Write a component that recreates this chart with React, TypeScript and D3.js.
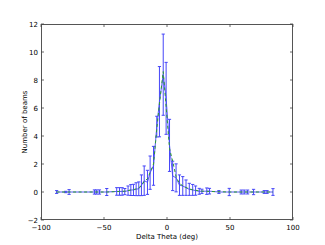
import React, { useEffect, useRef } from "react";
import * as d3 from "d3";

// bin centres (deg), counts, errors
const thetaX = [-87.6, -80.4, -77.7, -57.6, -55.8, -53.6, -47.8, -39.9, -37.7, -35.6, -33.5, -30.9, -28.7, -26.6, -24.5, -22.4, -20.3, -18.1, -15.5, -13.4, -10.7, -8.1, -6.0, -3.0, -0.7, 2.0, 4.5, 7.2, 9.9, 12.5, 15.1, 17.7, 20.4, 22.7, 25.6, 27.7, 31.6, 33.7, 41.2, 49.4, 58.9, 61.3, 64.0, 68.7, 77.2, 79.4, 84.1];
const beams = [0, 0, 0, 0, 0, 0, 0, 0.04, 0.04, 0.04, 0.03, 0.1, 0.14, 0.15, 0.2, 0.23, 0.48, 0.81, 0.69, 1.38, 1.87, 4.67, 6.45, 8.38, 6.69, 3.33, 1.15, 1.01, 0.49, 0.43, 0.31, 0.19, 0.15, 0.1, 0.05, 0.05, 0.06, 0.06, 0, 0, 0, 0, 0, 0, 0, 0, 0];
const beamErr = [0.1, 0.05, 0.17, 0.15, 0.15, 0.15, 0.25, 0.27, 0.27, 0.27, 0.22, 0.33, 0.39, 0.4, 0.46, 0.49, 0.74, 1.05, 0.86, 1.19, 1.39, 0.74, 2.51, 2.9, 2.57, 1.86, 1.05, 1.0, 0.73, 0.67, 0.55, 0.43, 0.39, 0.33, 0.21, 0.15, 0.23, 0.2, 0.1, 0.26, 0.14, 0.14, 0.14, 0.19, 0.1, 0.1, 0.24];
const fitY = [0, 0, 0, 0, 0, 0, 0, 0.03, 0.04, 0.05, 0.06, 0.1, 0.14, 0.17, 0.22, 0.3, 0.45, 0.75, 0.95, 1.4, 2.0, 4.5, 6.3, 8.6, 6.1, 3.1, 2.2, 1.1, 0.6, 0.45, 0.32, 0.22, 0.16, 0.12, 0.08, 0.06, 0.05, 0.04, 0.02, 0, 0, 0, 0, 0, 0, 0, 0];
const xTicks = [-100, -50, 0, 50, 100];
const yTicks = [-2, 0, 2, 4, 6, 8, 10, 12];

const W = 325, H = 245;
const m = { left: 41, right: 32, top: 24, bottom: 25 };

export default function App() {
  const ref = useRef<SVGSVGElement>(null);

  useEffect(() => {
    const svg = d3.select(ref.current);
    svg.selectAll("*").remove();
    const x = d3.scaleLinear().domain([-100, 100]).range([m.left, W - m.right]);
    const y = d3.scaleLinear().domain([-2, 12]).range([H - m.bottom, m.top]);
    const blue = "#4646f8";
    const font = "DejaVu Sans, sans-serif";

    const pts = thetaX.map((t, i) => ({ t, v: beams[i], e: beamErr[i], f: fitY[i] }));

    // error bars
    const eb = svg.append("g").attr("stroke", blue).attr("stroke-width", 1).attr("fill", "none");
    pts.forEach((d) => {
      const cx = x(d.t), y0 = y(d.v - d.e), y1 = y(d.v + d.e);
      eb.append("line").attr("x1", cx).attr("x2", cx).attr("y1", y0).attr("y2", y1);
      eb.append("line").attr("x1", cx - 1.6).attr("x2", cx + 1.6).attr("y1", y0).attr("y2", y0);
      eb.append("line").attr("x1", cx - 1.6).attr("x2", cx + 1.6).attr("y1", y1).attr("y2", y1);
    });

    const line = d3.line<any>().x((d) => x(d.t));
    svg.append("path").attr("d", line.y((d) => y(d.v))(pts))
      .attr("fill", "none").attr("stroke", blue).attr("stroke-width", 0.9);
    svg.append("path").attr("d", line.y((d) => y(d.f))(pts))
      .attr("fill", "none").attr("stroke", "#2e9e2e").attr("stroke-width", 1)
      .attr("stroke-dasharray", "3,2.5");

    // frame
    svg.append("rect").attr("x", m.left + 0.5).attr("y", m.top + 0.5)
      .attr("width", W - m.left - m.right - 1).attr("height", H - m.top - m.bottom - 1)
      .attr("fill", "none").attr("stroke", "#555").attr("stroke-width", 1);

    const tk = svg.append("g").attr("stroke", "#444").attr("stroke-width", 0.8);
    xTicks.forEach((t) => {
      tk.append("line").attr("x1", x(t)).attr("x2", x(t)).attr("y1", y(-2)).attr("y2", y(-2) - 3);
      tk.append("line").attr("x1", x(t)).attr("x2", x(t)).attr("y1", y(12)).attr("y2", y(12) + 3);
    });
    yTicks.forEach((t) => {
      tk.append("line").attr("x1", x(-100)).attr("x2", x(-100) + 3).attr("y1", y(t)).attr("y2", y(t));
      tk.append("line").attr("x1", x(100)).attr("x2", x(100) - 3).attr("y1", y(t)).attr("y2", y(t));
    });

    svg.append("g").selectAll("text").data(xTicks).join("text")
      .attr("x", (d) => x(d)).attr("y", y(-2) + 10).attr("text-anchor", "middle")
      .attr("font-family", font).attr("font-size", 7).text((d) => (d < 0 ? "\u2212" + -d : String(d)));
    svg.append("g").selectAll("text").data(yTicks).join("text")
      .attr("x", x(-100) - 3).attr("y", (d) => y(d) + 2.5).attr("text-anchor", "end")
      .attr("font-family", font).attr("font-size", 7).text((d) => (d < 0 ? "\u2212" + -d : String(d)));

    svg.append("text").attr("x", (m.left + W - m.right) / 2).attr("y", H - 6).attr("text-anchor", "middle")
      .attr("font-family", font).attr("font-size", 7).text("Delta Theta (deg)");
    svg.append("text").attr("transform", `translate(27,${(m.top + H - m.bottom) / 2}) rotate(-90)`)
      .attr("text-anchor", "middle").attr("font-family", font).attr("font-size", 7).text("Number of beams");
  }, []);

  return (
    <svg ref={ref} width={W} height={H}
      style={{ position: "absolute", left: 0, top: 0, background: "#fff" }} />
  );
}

● ● ● ●

__WHAT NEEDS TO BE DONE__: Repeat the listing above up to and including the line with "import * as", starting from its first line. Drop any pictures.

__ANSWER FOR THE TASK__:
Write a component that recreates this chart with React, TypeScript and D3.js.
import React, { useEffect, useRef } from "react";
import * as d3 from "d3";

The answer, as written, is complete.